Interview de Valérie
Romanin réalisée par Isabelle Jacq
en juillet 2008, pour
Musique Alhambra
- Valérie Romanin, j’ai assisté en
partie au stage de Flamenco descalzo que tu as donné à Paris. C’était
fort intéressant. Pourrais-tu nous définir le concept de cette danse ?
- J’ai conçu le Flamenco descalzo -flamenco pieds-nus en
français- alors que je vivais en Argentine. J’ai vécu dans ce pays plus
de 5 ans, j’y dansais le Flamenco et parallèlement je pratiquais
beaucoup la danse orientale. Je baignais dans un univers de musiques qui
faisaient la fusion. Le Flamenco descalzo est né naturellement,
spontanément. En écoutant la musique de Titi Robin et de bien
d’autres musiciens, il me venait un enracinement Flamenco mais j’avais
besoin d’incorporer, par exemple, des mouvements d’ondulation. C’était
vital, c’est ce que je ressentais. Je me suis dit alors que si la
musique existe et arrive à faire cette synthèse, le langage corporel
doit pouvoir le faire aussi. Je ne voyais pas d’opposition entre le
Flamenco et la danse orientale. Au contraire, je trouvais que beaucoup
de choses les rapprochait et j’essayais de comprendre pourquoi et
comment. C’est à ce moment là que j’ai décidé d’enlever mes chaussures
de Flamenco, de m’ancrer dans la terre tout en me permettant d’onduler
et de vibrer car ce sont des techniques qui, loin d’être antinomiques,
utilisent la gravité et se complètent. J’ai fait des recherches
historiques à la fois sur les maures et les gitans en Espagne et les
tziganes en général.
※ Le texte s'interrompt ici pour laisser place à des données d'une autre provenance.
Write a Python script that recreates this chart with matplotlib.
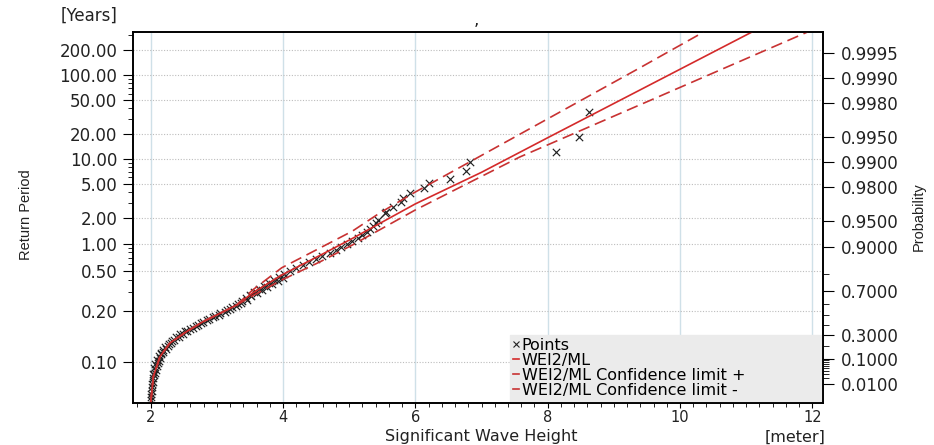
import numpy as np
import matplotlib.pyplot as plt
from matplotlib.lines import Line2D
from matplotlib.ticker import NullFormatter

plt.rcParams['font.family'] = ['DejaVu Sans']

# probability paper: Gumbel scale, 1 - P = C / T
C = 0.092

# observed points (Hs [m], return period [years])
pts_x = [2.00, 2.005, 2.01, 2.014, 2.02, 2.027, 2.035, 2.04, 2.05, 2.062, 2.077, 2.095,
         2.11, 2.125, 2.148, 2.163, 2.19, 2.228, 2.26, 2.306, 2.358, 2.424, 2.49, 2.555,
         2.635, 2.71, 2.79, 2.875, 2.965, 3.054, 3.147, 3.227, 3.318, 3.378, 3.44, 3.503,
         3.568, 3.642, 3.716, 3.786, 3.861, 3.937, 4.012, 4.103, 4.20, 4.30, 4.39, 4.495,
         4.586, 4.706, 4.80, 4.872, 4.963, 5.04, 5.13, 5.19, 5.265, 5.31, 5.355, 5.40,
         5.43, 5.54, 5.56, 5.66, 5.79, 5.81, 5.92, 6.13, 6.21, 6.52, 6.77, 6.83,
         8.13, 8.48, 8.63,
         2.03, 2.05, 2.07, 2.09, 2.12, 2.15, 2.18, 2.22, 2.27, 2.32, 2.38, 2.45,
         2.52, 2.60, 2.68, 2.76, 2.85, 2.94, 3.03, 3.12, 3.20, 3.29, 3.37, 3.45,
         3.52, 3.60, 3.68, 3.76, 3.84, 3.92, 4.00]
pts_T = [0.09207, 0.09213, 0.09222, 0.09235, 0.0926, 0.0929, 0.0932, 0.0938, 0.0945, 0.0953,
         0.0962, 0.0977, 0.0993, 0.1008, 0.1031, 0.1057, 0.1083, 0.1114, 0.1153, 0.1193,
         0.1233, 0.1289, 0.1346, 0.1403, 0.1475, 0.1554, 0.1632, 0.1720, 0.1826, 0.1932,
         0.2039, 0.2182, 0.2325, 0.2468, 0.2643, 0.2833, 0.302, 0.3234, 0.3486, 0.3738,
         0.399, 0.432, 0.466, 0.499, 0.539, 0.583, 0.627, 0.676, 0.734, 0.792, 0.850,
         0.927, 1.004, 1.080, 1.173, 1.27, 1.37, 1.48, 1.60, 1.74, 1.88, 2.25, 2.35,
         2.65, 3.1, 3.4, 3.95, 4.45, 5.1, 5.8, 7.1, 9.1, 12.0, 18.1, 36.2,
         0.0950, 0.0968, 0.0990, 0.1012, 0.1040, 0.1070, 0.1102, 0.1138, 0.1180, 0.1225,
         0.1275, 0.1330, 0.1390, 0.1452, 0.1520, 0.1595, 0.1675, 0.1765, 0.1865, 0.1975,
         0.2095, 0.2230, 0.2380, 0.2540, 0.2720, 0.2920, 0.3130, 0.3370, 0.3620, 0.3900,
         0.4200]

# fitted WEI2/ML line and confidence limits
fit_x = [2.00, 2.04, 2.14, 2.29, 2.54, 2.79, 3.05, 3.30, 3.54, 3.98, 4.56, 5.05, 6.00, 7.00, 8.00, 9.39, 11.09]
fit_T = [0.09204, 0.0942, 0.1038, 0.1188, 0.1385, 0.1634, 0.1912, 0.2262, 0.2942, 0.4505,
         0.740, 1.153, 2.91, 6.89, 17.8, 66.0, 328.6]
up_x = [2.00, 2.04, 2.14, 2.29, 2.54, 2.79, 3.05, 3.30, 3.54, 3.98, 4.56, 5.05, 5.46, 6.00, 9.39, 10.36]
up_T = [0.09204, 0.0942, 0.1038, 0.1188, 0.1385, 0.1634, 0.1912, 0.2262, 0.315, 0.539,
        0.897, 1.40, 2.27, 4.02, 121.7, 328.6]
lo_x = [2.00, 2.04, 2.14, 2.29, 2.54, 2.79, 3.05, 3.30, 3.54, 3.98, 4.56, 5.05, 6.00, 7.58, 9.39, 11.93]
lo_T = [0.09204, 0.0942, 0.1038, 0.1188, 0.1385, 0.1634, 0.1912, 0.2262, 0.276, 0.399,
        0.627, 0.97, 2.47, 10.5, 43.9, 328.6]

# axis ticks
left_major = [200, 100, 50, 20, 10, 5, 2, 1, 0.5, 0.2, 0.1]
left_labels = ['200.00', '100.00', '50.00', '20.00', '10.00', '5.00', '2.00', '1.00', '0.50', '0.20', '0.10']
left_minor = [300, 90, 80, 70, 60, 40, 30, 9, 8, 7, 6, 4, 3, 0.9, 0.8, 0.7, 0.6, 0.4, 0.3]
prob_major = [0.9995, 0.999, 0.998, 0.995, 0.99, 0.98, 0.95, 0.9, 0.7, 0.3, 0.1, 0.01]
prob_labels = ['0.9995', '0.9990', '0.9980', '0.9950', '0.9900', '0.9800', '0.9500',
               '0.9000', '0.7000', '0.3000', '0.1000', '0.0100']
prob_minor = [0.8, 0.6, 0.5, 0.4, 0.2, 0.09, 0.08, 0.07, 0.06, 0.05, 0.04, 0.03, 0.02]


def fwd(t):
    t = np.asarray(t, dtype=float)
    with np.errstate(divide='ignore', invalid='ignore'):
        p = np.clip(1.0 - C / t, 1e-300, 1 - 1e-16)
        return -np.log(-np.log(p))


def inv(y):
    y = np.asarray(y, dtype=float)
    with np.errstate(over='ignore'):
        return C / -np.expm1(-np.exp(-y))


RED = '#d42a2a'
RED2 = '#c83232'
TXT = '#222222'

fig = plt.figure(figsize=(9.34, 4.45), dpi=100)
ax = fig.add_axes([133.3 / 934, 1 - 403 / 445, 689.4 / 934, 371 / 445])
ax.set_yscale('function', functions=(fwd, inv))

ax.scatter(pts_x, pts_T, marker='x', s=28, c='#222222', linewidths=0.85, zorder=3)
ax.plot(fit_x, fit_T, color=RED, lw=1.2, zorder=4)
ax.plot(up_x, up_T, color=RED2, lw=1.2, dashes=(7, 3.5), zorder=4)
ax.plot(lo_x, lo_T, color=RED2, lw=1.2, dashes=(7, 3.5), zorder=4)

ax.set_xlim(1.737, 12.157)
ax.set_ylim(0.092038, 328)

ax.set_xticks([2, 4, 6, 8, 10, 12])
ax.set_xticks(np.arange(1.8, 12.1, 0.2), minor=True)
ax.set_yticks(left_major, left_labels)
ax.set_yticks(left_minor, minor=True)
ax.yaxis.set_minor_formatter(NullFormatter())

ax.set_axisbelow(True)
ax.xaxis.grid(True, color='#cfe0e8', lw=1.0)
ax.yaxis.grid(True, which='major', color='#bdbdbd', ls=(0, (1, 1.5)), lw=0.8)

ax.tick_params(axis='y', which='major', length=7.2, width=0.8, pad=4.3, labelsize=12, labelcolor=TXT)
ax.tick_params(axis='y', which='minor', length=3.4, width=0.6)
ax.tick_params(axis='x', which='major', length=3.6, width=0.8, pad=1.2, labelsize=10.5, labelcolor=TXT)
ax.tick_params(axis='x', which='minor', length=3.0, width=0.6)
for s in ax.spines.values():
    s.set_linewidth(1.2)

ax2 = ax.twinx()
ax2.set_yscale('function', functions=(fwd, inv))
ax2.set_ylim(ax.get_ylim())
ax2.set_yticks([C / (1 - p) for p in prob_major], prob_labels)
ax2.set_yticks([C / (1 - p) for p in prob_minor], minor=True)
ax2.yaxis.set_minor_formatter(NullFormatter())
ax2.tick_params(axis='y', which='major', length=8, width=0.8, pad=5, labelsize=12, labelcolor=TXT)
ax2.tick_params(axis='y', which='minor', length=4, width=0.6)
for s in ax2.spines.values():
    s.set_linewidth(1.2)

handles = [Line2D([], [], ls='none', marker='x', color='#222222', ms=4, mew=0.8),
           Line2D([], [], color=RED, lw=1.2),
           Line2D([], [], color=RED2, lw=1.2),
           Line2D([], [], color=RED2, lw=1.2)]
labels = ['Points', 'WEI2/ML', 'WEI2/ML Confidence limit +', 'WEI2/ML Confidence limit -']
leg = ax.legend(handles, labels, loc='lower left', bbox_to_anchor=(0.546, 0.005, 0.452, 0.184),
                mode='expand', frameon=True, facecolor='#ebebeb', edgecolor='#ebebeb',
                framealpha=1, fancybox=False, handlelength=0.4, handletextpad=0.15,
                borderpad=0.2, labelspacing=0.0, borderaxespad=0, fontsize=11.5)

fig.text(117 / 934, 1 - 16 / 445, '[Years]', ha='right', va='center', fontsize=12, color=TXT)
fig.text(476 / 934, 1 - 20 / 445, ',', ha='center', va='center', fontsize=12, color=TXT)
fig.text(26 / 934, 1 - 215 / 445, 'Return Period', rotation=90, ha='center', va='center',
         fontsize=10.5, family=['Liberation Sans', 'DejaVu Sans'], color=TXT)
fig.text(919 / 934, 1 - 217 / 445, 'Probability', rotation=90, ha='center', va='center',
         fontsize=10.5, family=['Liberation Sans', 'DejaVu Sans'], color=TXT)
fig.text(481 / 934, 1 - 444.5 / 445, 'Significant Wave Height', ha='center', va='bottom',
         fontsize=11.5, color=TXT)
fig.text(826 / 934, 1 - 444.5 / 445, '[meter]', ha='right', va='bottom', fontsize=11.5, color=TXT)

fig.savefig('out.png', dpi=100)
Le résultat de ces recherches me permet d’établir
les liens qui existent entre ces styles de danses et j’en suis ravie car
cela apporte un fondement à mon travail.
- Tu parles de créer un concept
nouveau, mais n’est-ce pas plutôt un retour aux sources ?
-
C’est un nouveau langage corporel qui se nourrit d’un retour aux
sources. Lors de mes recherches, en feuilletant les dictionnaires de
Flamenco et en observant certaines gravures ou peintures du XVIIIème et
XIXème siècles, on voit bien que les gitanes dansent sans chaussures.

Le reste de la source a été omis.